Le tribunal a statué ainsi :

« L’indivisibilité matérielle peut s’entendre d’un obstacle technique qui rendrait la clause inapplicable du seul fait de sa suppression et l’indivisibilité intellectuelle, de la volonté des parties qui ont donné un caractère déterminant à la clause sans laquelle elles n’auraient pas contracté.

Les parties ayant entendu donner un caractère déterminant à la clause relative à l’indexation du loyer, l’indivisibilité intellectuelle est caractérisée.

De ce fait, la clause doit être réputée non écrite en son entier ».

Il est donc possible de considérer cette décision comme un revirement de jurisprudence sur la question de la divisibilité de la clause d’indexation

Sur l’imprévision

Nous savons que jusqu’alors, la jurisprudence refusait de faire entrer les dispositions de l’article 1195 du code civil dans le statut des baux commerciaux puisque ce statut prévoit des mécanismes de révision spécifiques du loyer en cours de bail. 

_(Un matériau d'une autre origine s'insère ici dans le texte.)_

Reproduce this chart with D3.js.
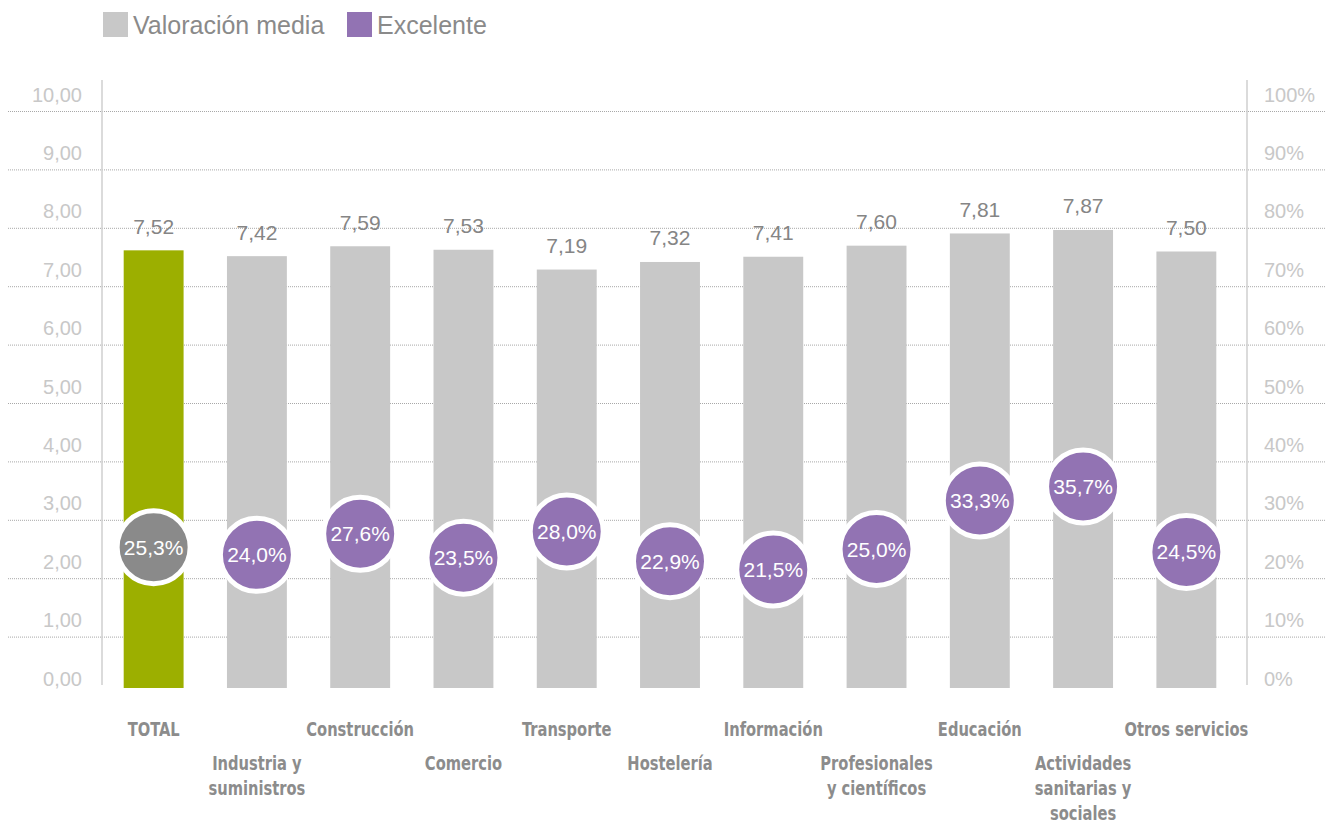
<!DOCTYPE html>
<html>
<head>
<meta charset="utf-8">
<script src="https://cdn.jsdelivr.net/npm/d3@7"></script>
<style>
  body { margin: 0; background: #fff; }
  svg { font-family: "Liberation Sans", Arial, Helvetica, sans-serif; }
  .cat { font-family: "DejaVu Sans Condensed", "DejaVu Sans", sans-serif; font-weight: bold; }
</style>
</head>
<body>
<div id="chart"></div>
<script>
// sectors, average score (0-10) and share rated "excelente" (%)
var categories = ["TOTAL", "Industria y\nsuministros", "Construcción", "Comercio", "Transporte", "Hostelería",
  "Información", "Profesionales\ny científicos", "Educación", "Actividades\nsanitarias y\nsociales", "Otros servicios"];
var valoracion = [7.52, 7.42, 7.59, 7.53, 7.19, 7.32, 7.41, 7.60, 7.81, 7.87, 7.50];
var excelente = [25.3, 24.0, 27.6, 23.5, 28.0, 22.9, 21.5, 25.0, 33.3, 35.7, 24.5];
var leftTicks = [0, 1, 2, 3, 4, 5, 6, 7, 8, 9, 10];
var rightTicks = [0, 10, 20, 30, 40, 50, 60, 70, 80, 90, 100];
var legendItems = ["Valoración media", "Excelente"];

var width = 1330, height = 825;
var colGray = "#c8c8c8", colGreen = "#9caf00", colPurple = "#9273b3", colDark = "#8a8a8a";

var svg = d3.select("#chart").append("svg")
  .attr("width", width)
  .attr("height", height);

var fmt = function(v) { return d3.format(".2f")(v).replace(".", ","); };
var fmtPct = function(v) { return d3.format(".1f")(v).replace(".", ",") + "%"; };

var x = d3.scaleBand()
  .domain(d3.range(categories.length))
  .range([102, 1238])
  .paddingInner(0.42)
  .paddingOuter(0.21);

// gridline / axis scale
var y = d3.scaleLinear().domain([0, 10]).range([695, 111]);
var yPct = d3.scaleLinear().domain([0, 100]).range([695, 111]);
// bars sit on their own baseline a bit above the first gridline
var yBar = d3.scaleLinear().domain([0, 10]).range([688, 106]);

// gridlines
svg.append("g")
  .selectAll("line")
  .data(leftTicks.filter(function(d) { return d > 0; }))
  .enter().append("line")
    .attr("x1", 8).attr("x2", 1325)
    .attr("y1", function(d) { return y(d) + 0.5; })
    .attr("y2", function(d) { return y(d) + 0.5; })
    .style("stroke", "#a8a8a8")
    .style("stroke-width", 1)
    .style("stroke-dasharray", "1,1");

// axis lines
svg.append("line").attr("x1", 102).attr("x2", 102).attr("y1", 80).attr("y2", 685)
  .style("stroke", "#cfcfcf").style("stroke-width", 1.5);
svg.append("line").attr("x1", 1247).attr("x2", 1247).attr("y1", 80).attr("y2", 685)
  .style("stroke", "#cfcfcf").style("stroke-width", 1.5);

var yAxisL = svg.append("g")
  .attr("transform", "translate(82,0)")
  .call(d3.axisLeft(y).tickValues(leftTicks).tickFormat(fmt).tickSize(0).tickPadding(0));
yAxisL.select(".domain").remove();
yAxisL.selectAll("text")
  .attr("dy", "-0.5em")
  .style("font-family", "Liberation Sans, Arial, sans-serif")
  .style("font-size", "20px")
  .style("fill", "#c8c8c8");

var yAxisR = svg.append("g")
  .attr("transform", "translate(1264,0)")
  .call(d3.axisRight(yPct).tickValues(rightTicks).tickFormat(function(d) { return d + "%"; }).tickSize(0).tickPadding(0));
yAxisR.select(".domain").remove();
yAxisR.selectAll("text")
  .attr("dy", "-0.5em")
  .style("font-family", "Liberation Sans, Arial, sans-serif")
  .style("font-size", "20px")
  .style("fill", "#c8c8c8");

// bars
svg.append("g")
  .selectAll("rect")
  .data(valoracion)
  .enter().append("rect")
    .attr("x", function(d, i) { return x(i); })
    .attr("y", function(d) { return yBar(d); })
    .attr("width", x.bandwidth())
    .attr("height", function(d) { return yBar(0) - yBar(d); })
    .style("fill", function(d, i) { return i === 0 ? colGreen : colGray; });

// bar value labels
svg.append("g")
  .selectAll("text")
  .data(valoracion)
  .enter().append("text")
    .attr("x", function(d, i) { return x(i) + x.bandwidth() / 2; })
    .attr("y", function(d) { return yBar(d) - 24; })
    .attr("dy", "0.35em")
    .attr("text-anchor", "middle")
    .style("font-size", "21px")
    .style("fill", "#858585")
    .text(fmt);

// circles for % excelente
var dots = svg.append("g")
  .selectAll("g")
  .data(excelente)
  .enter().append("g")
    .attr("transform", function(d, i) { return "translate(" + (x(i) + x.bandwidth() / 2) + "," + yPct(d) + ")"; });

dots.append("circle")
  .attr("r", 36.5)
  .style("fill", function(d, i) { return i === 0 ? colDark : colPurple; })
  .style("stroke", "#fff")
  .style("stroke-width", 5);

dots.append("text")
  .attr("text-anchor", "middle")
  .attr("dy", "0.36em")
  .style("font-size", "21px")
  .style("fill", "#fff")
  .text(fmtPct);

// category labels, alternating rows, squeezed horizontally to look condensed
var cats = svg.append("g")
  .selectAll("text")
  .data(categories)
  .enter().append("text")
    .attr("class", "cat")
    .attr("text-anchor", "middle")
    .attr("transform", function(d, i) {
      return "translate(" + (x(i) + x.bandwidth() / 2) + "," + (i % 2 === 0 ? 736 : 770) + ") scale(0.86,1)";
    })
    .style("font-size", "19px")
    .style("fill", "#8c8c8c");

cats.each(function(d) {
  var t = d3.select(this);
  d.split("\n").forEach(function(line, k) {
    t.append("tspan")
      .attr("x", 0)
      .attr("dy", k === 0 ? 0 : 25)
      .text(line);
  });
});

// legend
var legendX = [103, 347];
var legend = svg.append("g")
  .selectAll("g")
  .data(legendItems)
  .enter().append("g")
    .attr("transform", function(d, i) { return "translate(" + legendX[i] + ",12)"; });

legend.append("rect")
  .attr("width", 25).attr("height", 25)
  .style("fill", function(d, i) { return i === 0 ? colGray : colPurple; });

legend.append("text")
  .attr("x", 30).attr("y", 13)
  .attr("dy", "0.36em")
  .style("font-size", "25px")
  .style("fill", "#8a8a8a")
  .text(function(d) { return d; });
</script>
</body>
</html>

La cour d’appel de Versailles avait déjà jugé, pour illustration, que :

« Dès lors que le statut des baux commerciaux prévoit de nombreuses dispositions spéciales relatives à la révision du contrat de bail (révision triennale, clause d’indexation), il n’y a pas lieu de faire application des dispositions générales de l’article 1195 précité, ces dernières devant être écartées au profit des règles spéciales du statut des baux commerciaux, de sorte que c’est à bon droit que le premier juge a débouté la société X de sa demande de révision fondée sur les dispositions générales du code civil. Le jugement sera confirmé de ce chef » (CA Versailles, 12 décembre 2019, n° 18/07183).

La cour d’appel de Paris s’était prononcée dans le même sens par un arrêt rendu le 3 novembre 2022 (CA Paris, Pôle 1, chambre 5, 3 novembre 2022, n° 22/10009).

Dans la décision rendue par le tribunal en date du 15 février 2024, les magistrats n’ont pas entendu écarter d’office l’imprévision, bien au contraire.

Il a été jugé que les dispositions de l’article 1195 du code civil, dans sa rédaction issue de l’ordonnance n°2016-131 du 10 février 2016, étaient applicables à un bail régularisé le 25 janvier 2017.

La demande du preneur a toutefois été rejetée, mais au motif que le locataire n’avait pas continué d’exécuter ses obligations comme l’exige ce texte.

Cette décision obtenue par le cabinet Gouache constitue une très belle avancée !

Sur la clause de souffrance et l’indemnisation du preneur

Concernant l’indemnisation des troubles de jouissance subi par le preneur, le tribunal a rappelé la jurisprudence également bien établie relative aux clauses de souffrance (Cass. 3ème civ., 4 déc. 1991, n° 90-14600 ; Cass. 3ème civ., 1er juin 2005, n° 04-12200 ; Cass. 3ème civ., 9 juill. 2008, no 07-14631 ; Cass. 3ème civ., 27 oct. 2009, n° 08-19972 ; Cass. 3ème civ., 19 déc. 2012, n° 11-28170 ; Cass. 3ème civ., 6 nov. 2013, n° 12-25816 ; Cass. 3ème civ., 30 juin 2021, n° 17-26.348).

Il a jugé que :

« La licéité des clauses dites de souffrance n’est pas discutée, de sorte qu’il est de principe que le preneur doit supporter sans indemnité les travaux nécessaires. Aucune durée n’est de plus indiquée dans les clauses de souffrance.

Il appartient à la société X qui sollicite, nonobstant l’existence de ces clauses de souffrance, l’indemnisation du préjudice subi pendant les travaux de rénovation de l’immeuble d’établir que le bailleur lui a, par son fait, occasionné une gêne anormale excédant les prévisions des clauses de souffrance.

La durée de ces travaux de rénovation de l’immeuble caractérise l’anormalité du trouble de jouissance. Il en résulte que la clause conventionnelle de « souffrance » ne peut exonérer le bailleur de réparer le préjudice subi par le preneur du fait de la durée des travaux avec pour conséquence d’empêcher la jouissance paisible par le preneur des locaux loués pendant cette période ».

Le preneur a obtenu une réfaction de son loyer de 30 % au cours de la période de réalisation des travaux du bailleur, ce qui n’est pas négligeable.